== DATA SHOWN

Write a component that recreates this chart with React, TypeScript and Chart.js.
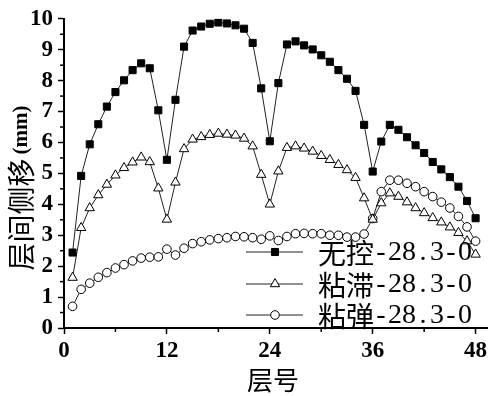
import React, { useEffect, useRef } from 'react';
import { Chart, registerables } from 'chart.js';

Chart.register(...registerables);

const floors = [
  1, 2, 3, 4, 5, 6, 7, 8, 9, 10, 11, 12, 13, 14, 15, 16, 17, 18, 19, 20, 21, 22, 23, 24,
  25, 26, 27, 28, 29, 30, 31, 32, 33, 34, 35, 36, 37, 38, 39, 40, 41, 42, 43, 44, 45, 46, 47, 48,
];

const uncontrolled = [
  2.44, 4.92, 5.94, 6.59, 7.16, 7.63, 8.01, 8.34, 8.56, 8.40, 7.04, 5.44,
  7.38, 9.10, 9.62, 9.75, 9.84, 9.88, 9.85, 9.79, 9.68, 9.22, 7.75, 6.04,
  7.92, 9.17, 9.27, 9.14, 9.01, 8.82, 8.61, 8.34, 8.06, 7.67, 6.57, 5.06,
  6.03, 6.57, 6.41, 6.17, 5.91, 5.66, 5.37, 5.13, 4.88, 4.57, 4.11, 3.55,
];

const viscous = [
  1.63, 3.24, 3.88, 4.30, 4.64, 4.94, 5.18, 5.36, 5.52, 5.37, 4.52, 3.51,
  4.71, 5.79, 6.10, 6.18, 6.25, 6.29, 6.26, 6.23, 6.13, 5.88, 4.96, 4.00,
  5.07, 5.83, 5.88, 5.81, 5.71, 5.57, 5.44, 5.28, 5.11, 4.86, 4.20, 3.51,
  4.04, 4.36, 4.25, 4.07, 3.88, 3.72, 3.56, 3.42, 3.26, 3.08, 2.81, 2.38,
];

const viscoelastic = [
  0.70, 1.25, 1.45, 1.64, 1.79, 1.94, 2.05, 2.17, 2.26, 2.29, 2.30, 2.55,
  2.36, 2.58, 2.73, 2.79, 2.85, 2.89, 2.92, 2.96, 2.95, 2.92, 2.87, 2.98,
  2.83, 2.96, 3.05, 3.06, 3.05, 3.05, 3.00, 3.00, 2.94, 2.94, 3.04, 3.54,
  4.41, 4.78, 4.78, 4.68, 4.57, 4.41, 4.25, 4.07, 3.88, 3.61, 3.27, 2.81,
];

const seriesNames = ['无控-28.3-0', '粘滞-28.3-0', '粘弹-28.3-0'];
const xTicks = [0, 12, 24, 36, 48];
const xMinorTicks = [6, 18, 30, 42];
const yTicks = [0, 1, 2, 3, 4, 5, 6, 7, 8, 9, 10];
const yMinorTicks = [0.5, 1.5, 2.5, 3.5, 4.5, 5.5, 6.5, 7.5, 8.5, 9.5];
const xTitle = '层号';
const yTitle = '层间侧移';
const yUnit = '(mm)';

const SERIF = "'Liberation Serif', 'Times New Roman', Times, 'DejaVu Serif', serif";
const CJK = "'Noto Sans CJK SC', sans-serif";

const styles = [
  { pointStyle: 'rect', radius: 5, fill: '#000' },
  { pointStyle: 'triangle', radius: 5.4, fill: '#fff' },
  { pointStyle: 'circle', radius: 4.3, fill: '#fff' },
];

function drawMarker(ctx: CanvasRenderingContext2D, style: string, r: number, x: number, y: number, fill: string) {
  ctx.beginPath();
  if (style === 'rect') {
    const s = Math.SQRT1_2 * r;
    ctx.rect(x - s, y - s, 2 * s, 2 * s);
  } else if (style === 'triangle') {
    ctx.moveTo(x, y - r);
    ctx.lineTo(x + 0.866 * r, y + 0.5 * r);
    ctx.lineTo(x - 0.866 * r, y + 0.5 * r);
    ctx.closePath();
  } else {
    ctx.arc(x, y, r, 0, Math.PI * 2);
  }
  ctx.fillStyle = fill;
  ctx.fill();
  ctx.strokeStyle = '#000';
  ctx.lineWidth = 1;
  ctx.stroke();
}

const decor = {
  id: 'decor',
  afterDraw(chart: any) {
    const ctx: CanvasRenderingContext2D = chart.ctx;
    const xs = chart.scales.x;
    const ys = chart.scales.y;
    const ca = chart.chartArea;
    ctx.save();
    ctx.strokeStyle = '#000';
    ctx.lineWidth = 1.5;
    for (const v of xMinorTicks) {
      const px = xs.getPixelForValue(v);
      ctx.beginPath();
      ctx.moveTo(px, ca.bottom);
      ctx.lineTo(px, ca.bottom + 4);
      ctx.stroke();
    }
    for (const v of yMinorTicks) {
      const py = ys.getPixelForValue(v);
      ctx.beginPath();
      ctx.moveTo(ca.left, py);
      ctx.lineTo(ca.left - 4, py);
      ctx.stroke();
    }
    ctx.fillStyle = '#000';
    ctx.font = `26px ${CJK}`;
    ctx.textAlign = 'center';
    ctx.textBaseline = 'middle';
    ctx.fillText(xTitle, 273, 380);
    ctx.save();
    ctx.translate(21, 188);
    ctx.rotate(-Math.PI / 2);
    ctx.font = `28px ${CJK}`;
    const w1 = ctx.measureText(yTitle).width;
    ctx.font = `bold 21px ${SERIF}`;
    const w2 = ctx.measureText(yUnit).width;
    const total = w1 + 4 + w2;
    ctx.textAlign = 'left';
    ctx.font = `28px ${CJK}`;
    ctx.fillText(yTitle, -total / 2, 0);
    ctx.font = `bold 21px ${SERIF}`;
    ctx.fillText(yUnit, -total / 2 + w1 + 4, 1);
    ctx.restore();
    const rows = [252, 284, 315];
    const em = 28;
    seriesNames.forEach((name, i) => {
      const y = rows[i];
      ctx.strokeStyle = '#222';
      ctx.lineWidth = 1;
      ctx.beginPath();
      ctx.moveTo(246, y);
      ctx.lineTo(303, y);
      ctx.stroke();
      drawMarker(ctx, styles[i].pointStyle, styles[i].radius, 275, y, styles[i].fill);
      let cx = 318;
      ctx.fillStyle = '#000';
      ctx.textAlign = 'center';
      ctx.textBaseline = 'middle';
      for (const ch of name) {
        const wide = ch.charCodeAt(0) > 0x2e80;
        const cw = wide ? em : em / 2;
        ctx.font = wide ? `${em}px ${CJK}` : `${em}px ${SERIF}`;
        ctx.fillText(ch, cx + cw / 2, y + 1);
        cx += cw;
      }
    });
    ctx.restore();
  },
};

export default function App() {
  const ref = useRef<HTMLCanvasElement>(null);
  useEffect(() => {
    document.body.style.margin = '0';
    const canvas = ref.current!;
    const mk = (vals: number[]) => floors.map((f, i) => ({ x: f, y: vals[i] }));
    const allVals = [uncontrolled, viscous, viscoelastic];
    const chart = new Chart(canvas, {
      type: 'line',
      data: {
        datasets: allVals.map((vals, i) => ({
          label: seriesNames[i],
          data: mk(vals),
          borderColor: '#222',
          borderWidth: 1,
          pointStyle: styles[i].pointStyle as any,
          pointRadius: styles[i].radius,
          pointBackgroundColor: styles[i].fill,
          pointBorderColor: '#000',
          pointBorderWidth: 1,
          tension: 0,
          fill: false,
        })),
      },
      options: {
        animation: false,
        responsive: false,
        devicePixelRatio: 1,
        layout: { padding: { top: 15, right: 0, left: 0, bottom: 0 } },
        plugins: { legend: { display: false }, tooltip: { enabled: false } },
        scales: {
          x: {
            type: 'linear',
            min: 0,
            max: 49.4,
            afterFit: (s: any) => { s.height = 68; },
            afterBuildTicks: (s: any) => { s.ticks = xTicks.map((v) => ({ value: v })); },
            border: { display: true, color: '#000', width: 2 },
            grid: { drawOnChartArea: false, drawTicks: true, tickLength: 6, tickColor: '#000', tickWidth: 1.5 },
            ticks: {
              color: '#000',
              font: { family: SERIF, size: 23, weight: 'bold' },
              padding: 3,
              maxRotation: 0,
              autoSkip: false,
            },
          },
          y: {
            type: 'linear',
            min: 0,
            max: 10,
            afterFit: (s: any) => { s.width = 64; },
            afterBuildTicks: (s: any) => { s.ticks = yTicks.map((v) => ({ value: v })); },
            border: { display: true, color: '#000', width: 2 },
            grid: { drawOnChartArea: false, drawTicks: true, tickLength: 6, tickColor: '#000', tickWidth: 1.5 },
            ticks: {
              color: '#000',
              font: { family: SERIF, size: 23, weight: 'bold' },
              padding: 5,
              autoSkip: false,
            },
          },
        },
      },
      plugins: [decor],
    });
    return () => chart.destroy();
  }, []);
  return <canvas ref={ref} width={494} height={396} style={{ display: 'block' }} />;
}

====

## WORK TO DO:
Your task is to return the lines above, from the first one up to and including the line containing "Chart.register(...registerables);", minus any pictures.

## ANSWER:
Write a component that recreates this chart with React, TypeScript and Chart.js.
import React, { useEffect, useRef } from 'react';
import { Chart, registerables } from 'chart.js';

Chart.register(...registerables);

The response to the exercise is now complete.